# Quadratic Problem/Frustrum of a cone

• Nov 20th 2009, 04:49 AM
manich44
Hi Everyone,

Can someone have a look at the attachment and let me know where I am going wrong?

Thanks....Mark
• Nov 20th 2009, 08:38 AM
Hello Mark
Quote:

Originally Posted by manich44
Hi Everyone,

Can someone have a look at the attachment and let me know where I am going wrong?

Thanks....Mark

I can't see anything wrong at all.

Obviously, you haven't shown us the complete question, but if you want the value of $r$ that gives the volume of the frustum to be $3.46 \text{ m}^3$, it looks OK to me. The positive root of your quadratic $\approx 0.856$, and this value of $r$ gives the volume to be $3.48$ - the slight error being due to the approximation $\frac{3V}{\pi h} \approx 3.2$, where $3.178$ would have been better.

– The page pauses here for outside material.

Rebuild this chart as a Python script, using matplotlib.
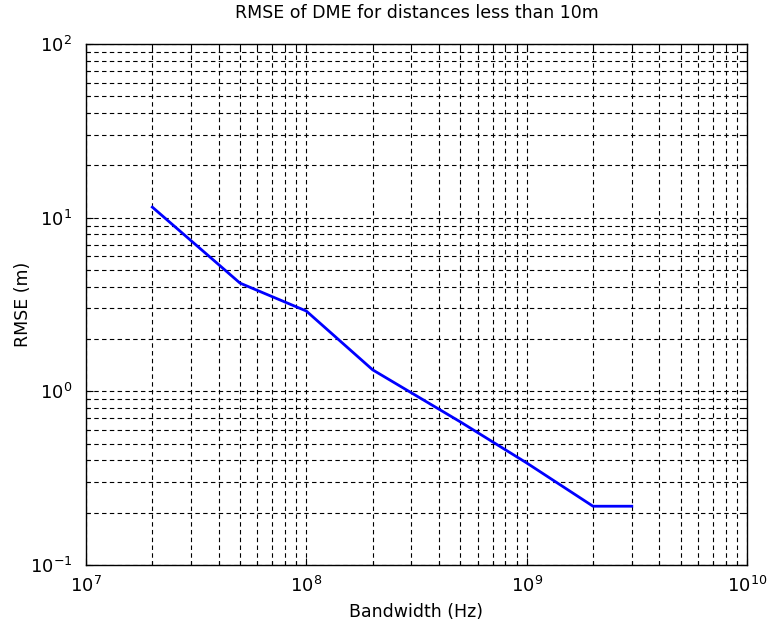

Is this not the correct answer, then?

• Nov 20th 2009, 09:11 AM
manich44
RE Complete question
Sorry the complete question is....change the size of the upper radius "r" (without any changes to "h" height, and "R" lower Radius) to make the weight of this concrete pile to be at least 8300kg (density of used concrete = 2400kg/m3)
Calculate the new upper Radius r

r=55cm R=1.2m h=104cm

Thanks....
• Nov 20th 2009, 09:20 AM
OK, I got that much. And that gives the volume $3.46 \text{ m} ^3$ as you said. So where is the problem? Do you have a different answer for $r$? If so, I suspect the answer you have may be wrong!